─── DATASET CONTENT

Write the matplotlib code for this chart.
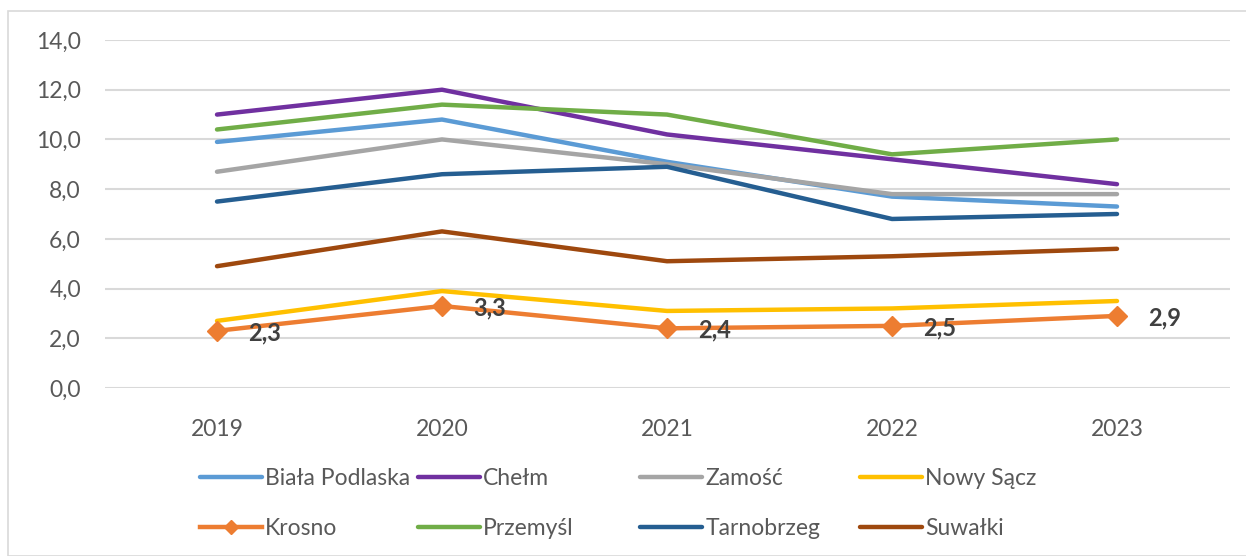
import matplotlib
matplotlib.use('Agg')
import matplotlib.pyplot as plt
from matplotlib.patches import Rectangle
from matplotlib.lines import Line2D

# ==========================================================
# Data
# ==========================================================
years = ['2019', '2020', '2021', '2022', '2023']

biala_podlaska = [9.9, 10.8, 9.1, 7.7, 7.3]
chelm = [11.0, 12.0, 10.2, 9.2, 8.2]
zamosc = [8.7, 10.0, 9.0, 7.8, 7.8]
nowy_sacz = [2.7, 3.9, 3.1, 3.2, 3.5]
krosno = [2.3, 3.3, 2.4, 2.5, 2.9]
przemysl = [10.4, 11.4, 11.0, 9.4, 10.0]
tarnobrzeg = [7.5, 8.6, 8.9, 6.8, 7.0]
suwalki = [4.9, 6.3, 5.1, 5.3, 5.6]

series = [
    ('Biała Podlaska', biala_podlaska, '#5B9BD5'),
    ('Chełm', chelm, '#7030A0'),
    ('Zamość', zamosc, '#A5A5A5'),
    ('Nowy Sącz', nowy_sacz, '#FFC000'),
    ('Krosno', krosno, '#ED7D31'),
    ('Przemyśl', przemysl, '#70AD47'),
    ('Tarnobrzeg', tarnobrzeg, '#255E91'),
    ('Suwałki', suwalki, '#9E480E'),
]

yticks = [0, 2, 4, 6, 8, 10, 12, 14]

plt.rcParams['font.family'] = ['Lato', 'DejaVu Sans']

W, H = 1246, 556
fig = plt.figure(figsize=(W / 100, H / 100), dpi=100)

# outer chart border
fig.add_artist(Rectangle((8 / W, 0), 1.2, 1 - 11 / H, transform=fig.transFigure,
                         fill=False, edgecolor='#D9D9D9', linewidth=1.2))

ax = fig.add_axes([104.5 / W, 1 - 388 / H, 1125 / W, 348 / H])

x = list(range(len(years)))
handles = {}
for name, vals, color in series:
    if name == 'Krosno':
        ax.plot(x, vals, color=color, linewidth=3.2, marker='D', markersize=10,
                solid_capstyle='round', zorder=3)
        for xi, v in zip(x, vals):
            ax.annotate(f'{v:.1f}'.replace('.', ','), (xi, v), xytext=(31, -2),
                        textcoords='offset pixels', ha='left', va='center',
                        fontsize=17, fontweight='bold', color='#404040', zorder=5)
        handles[name] = Line2D([], [], color=color, linewidth=3.2, marker='D',
                               markersize=7)
    else:
        ax.plot(x, vals, color=color, linewidth=3.2, solid_capstyle='round',
                solid_joinstyle='round', zorder=3)
        handles[name] = Line2D([], [], color=color, linewidth=3.2,
                               solid_capstyle='round')

ax.set_xlim(-0.5, len(years) - 0.5)
ax.set_ylim(0, 14)
ax.set_yticks(yticks)
ax.set_yticklabels([f'{v:.1f}'.replace('.', ',') for v in yticks])
ax.set_xticks(x)
ax.set_xticklabels(years)
ax.grid(axis='y', color='#D9D9D9', linewidth=1.5)
ax.set_axisbelow(True)
for s in ax.spines.values():
    s.set_visible(False)
ax.tick_params(length=0, labelsize=16.5, labelcolor='#595959')
ax.tick_params(axis='y', pad=17)
ax.tick_params(axis='x', pad=22)

# legend: four equal-width columns, two rows
columns = [('Biała Podlaska', 'Krosno'), ('Chełm', 'Przemyśl'),
           ('Zamość', 'Tarnobrzeg'), ('Nowy Sącz', 'Suwałki')]
col_x = [200, 418, 640, 860]
for names, cx in zip(columns, col_x):
    fig.legend([handles[n] for n in names], list(names), loc='upper left',
               bbox_to_anchor=(cx / W, 1 - 468 / H), frameon=False,
               borderpad=0, borderaxespad=0, handlelength=2.7,
               handletextpad=0.15, labelspacing=1.25, fontsize=16.5,
               labelcolor='#595959', numpoints=1)

fig.savefig('out.png', dpi=100)
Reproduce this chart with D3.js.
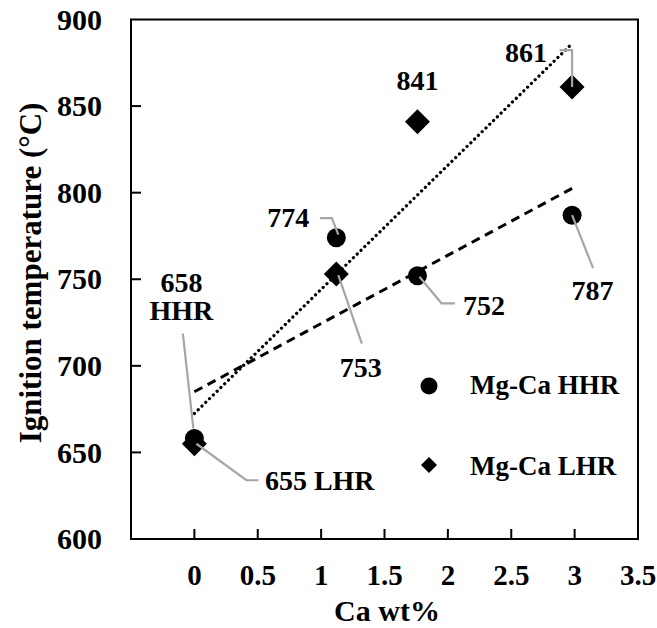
<!DOCTYPE html>
<head>
<meta charset="utf-8">
<title>Ignition temperature vs Ca wt%</title>
<script src="https://d3js.org/d3.v7.min.js"></script>
<style>
  body { margin: 0; background: #fff; }
  svg {
    font-family: "Liberation Serif", "Times New Roman", serif;
    font-weight: bold;
    fill: #000;
  }
  .frame { fill: none; stroke: #000; stroke-width: 2; }
  .tick-line { stroke: #000; stroke-width: 2; }
  .tick-label { font-size: 30px; }
  .x-tick-label { font-size: 29px; }
  .axis-title { font-size: 30px; }
  .y-title { font-size: 31px; }
  .data-label { font-size: 28px; }
  .legend-text { font-size: 27px; }
  .leader { fill: none; stroke: #a6a6a6; stroke-width: 2.2; }
  .trend-hhr { fill: none; stroke: #000; stroke-width: 3; stroke-dasharray: 9 6; }
  .trend-lhr { fill: none; stroke: #000; stroke-width: 3.2; stroke-dasharray: 0.1 5.2; stroke-linecap: round; }
</style>
</head>
<body>
<script>
// data
var caWt    = [0, 1.12, 1.76, 2.98];
var hhrTemp = [658, 774, 752, 787];
var lhrTemp = [655, 753, 841, 861];
var xTicks  = [0, 0.5, 1, 1.5, 2, 2.5, 3, 3.5];
var yTicks  = [600, 650, 700, 750, 800, 850, 900];
var seriesNames = ["Mg-Ca HHR", "Mg-Ca LHR"];

var width = 657, height = 628;

var svg = d3.select("body").append("svg")
    .attr("width", width)
    .attr("height", height);

var x = d3.scaleLinear().domain([-0.5, 3.5]).range([131, 638]);
var y = d3.scaleLinear().domain([600, 900]).range([539, 19.5]);

// linear least squares, like the spreadsheet trendline
function fit(xs, ys) {
  var mx = d3.mean(xs), my = d3.mean(ys);
  var sxy = d3.sum(xs, function(v, i) { return (v - mx) * (ys[i] - my); });
  var sxx = d3.sum(xs, function(v) { return (v - mx) * (v - mx); });
  var b = sxy / sxx, a = my - b * mx;
  var x0 = d3.min(xs), x1 = d3.max(xs);
  return [[x0, a + b * x0], [x1, a + b * x1]];
}

var line = d3.line()
    .x(function(d) { return x(d[0]); })
    .y(function(d) { return y(d[1]); });

// ticks (inside)
svg.append("g").selectAll("line")
  .data(yTicks.slice(1, -1))
  .enter().append("line")
    .attr("class", "tick-line")
    .attr("x1", x.range()[0]).attr("x2", x.range()[0] + 10)
    .attr("y1", function(d) { return y(d); })
    .attr("y2", function(d) { return y(d); });

svg.append("g").selectAll("line")
  .data(xTicks.slice(0, -1))
  .enter().append("line")
    .attr("class", "tick-line")
    .attr("x1", function(d) { return x(d); })
    .attr("x2", function(d) { return x(d); })
    .attr("y1", y.range()[0]).attr("y2", y.range()[0] - 10);

svg.append("rect")
    .attr("class", "frame")
    .attr("x", x.range()[0])
    .attr("y", y.range()[1])
    .attr("width", x.range()[1] - x.range()[0])
    .attr("height", y.range()[0] - y.range()[1]);

// tick labels
svg.append("g").selectAll("text")
  .data(yTicks)
  .enter().append("text")
    .attr("class", "tick-label")
    .attr("text-anchor", "end")
    .attr("x", 102)
    .attr("y", function(d) { return y(d); })
    .attr("dy", "0.34em")
    .text(function(d) { return d; });

svg.append("g").selectAll("text")
  .data(xTicks)
  .enter().append("text")
    .attr("class", "x-tick-label")
    .attr("text-anchor", "middle")
    .attr("x", function(d) { return x(d); })
    .attr("y", 585)
    .text(function(d) { return d; });

// axis titles
svg.append("text")
    .attr("class", "axis-title")
    .attr("text-anchor", "middle")
    .attr("x", 387)
    .attr("y", 621)
    .text("Ca wt%");

svg.append("text")
    .attr("class", "y-title")
    .attr("text-anchor", "middle")
    .attr("transform", "translate(41,273) rotate(-90)")
    .text("Ignition temperature (°C)");

// trendlines
svg.append("path")
    .attr("class", "trend-hhr")
    .attr("d", line(fit(caWt, hhrTemp)));

svg.append("path")
    .attr("class", "trend-lhr")
    .attr("d", line(fit(caWt, lhrTemp)));

// markers
function diamond(h) {
  return "M0," + (-h) + "L" + h + ",0L0," + h + "L" + (-h) + ",0Z";
}

svg.append("g").selectAll("circle")
  .data(caWt)
  .enter().append("circle")
    .attr("cx", function(d) { return x(d); })
    .attr("cy", function(d, i) { return y(hhrTemp[i]); })
    .attr("r", 9.5)
    .attr("fill", "#000");

svg.append("g").selectAll("path")
  .data(caWt)
  .enter().append("path")
    .attr("d", diamond(12.5))
    .attr("transform", function(d, i) {
      return "translate(" + x(d) + "," + y(lhrTemp[i]) + ")";
    })
    .attr("fill", "#000");

// data labels with leader lines (offsets in px from the point)
var labels = [
  {s: "hhr", i: 0, lines: ["658", "HHR"], anchor: "middle", dx: -13, dy: [-147, -119],
   leader: [[-1, -10], [-11.5, -105]]},
  {s: "hhr", i: 1, lines: ["774"], anchor: "end", dx: -27, dy: [-11],
   leader: [[2, -3], [-4.5, -19.5], [-16.5, -19.5]]},
  {s: "hhr", i: 2, lines: ["752"], anchor: "start", dx: 45.5, dy: [39],
   leader: [[2, 1], [24, 27.5], [37.5, 27.5]]},
  {s: "hhr", i: 3, lines: ["787"], anchor: "middle", dx: 20.5, dy: [85],
   leader: [[0, 0], [21, 53]]},
  {s: "lhr", i: 0, lines: ["655 LHR"], anchor: "start", dx: 70.5, dy: [46],
   leader: [[2, 0], [52, 36.5], [64, 36.5]]},
  {s: "lhr", i: 1, lines: ["753"], anchor: "middle", dx: 24.5, dy: [103],
   leader: [[2, 1], [25.5, 69.5]]},
  {s: "lhr", i: 2, lines: ["841"], anchor: "middle", dx: 0, dy: [-32],
   leader: null},
  {s: "lhr", i: 3, lines: ["861"], anchor: "end", dx: -25, dy: [-25.5],
   leader: [[0, 0], [0, -37], [-12.5, -37]]}
];

function pointOf(d) {
  var v = d.s === "hhr" ? hhrTemp[d.i] : lhrTemp[d.i];
  return [x(caWt[d.i]), y(v)];
}

var labelG = svg.append("g").selectAll("g")
  .data(labels)
  .enter().append("g")
    .attr("transform", function(d) {
      var p = pointOf(d);
      return "translate(" + p[0] + "," + p[1] + ")";
    });

labelG.filter(function(d) { return d.leader; })
  .append("path")
    .attr("class", "leader")
    .attr("d", function(d) { return d3.line()(d.leader); });

labelG.each(function(d) {
  var g = d3.select(this);
  d.lines.forEach(function(t, k) {
    g.append("text")
      .attr("class", "data-label")
      .attr("text-anchor", d.anchor)
      .attr("x", d.dx)
      .attr("y", d.dy[k])
      .text(t);
  });
});

// legend
var legend = svg.append("g");
legend.append("circle")
    .attr("cx", 429).attr("cy", 386).attr("r", 8.5).attr("fill", "#000");
legend.append("text")
    .attr("class", "legend-text")
    .attr("x", 470).attr("y", 394)
    .text(seriesNames[0]);
legend.append("path")
    .attr("d", diamond(8))
    .attr("transform", "translate(429,465)")
    .attr("fill", "#000");
legend.append("text")
    .attr("class", "legend-text")
    .attr("x", 470).attr("y", 475)
    .text(seriesNames[1]);
</script>
</body>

──────

Select every line where the word "matplotlib" occurs.

_OUTPUT BELOW_.
Write the matplotlib code for this chart.
import matplotlib
matplotlib.use('Agg')
import matplotlib.pyplot as plt
from matplotlib.patches import Rectangle
from matplotlib.lines import Line2D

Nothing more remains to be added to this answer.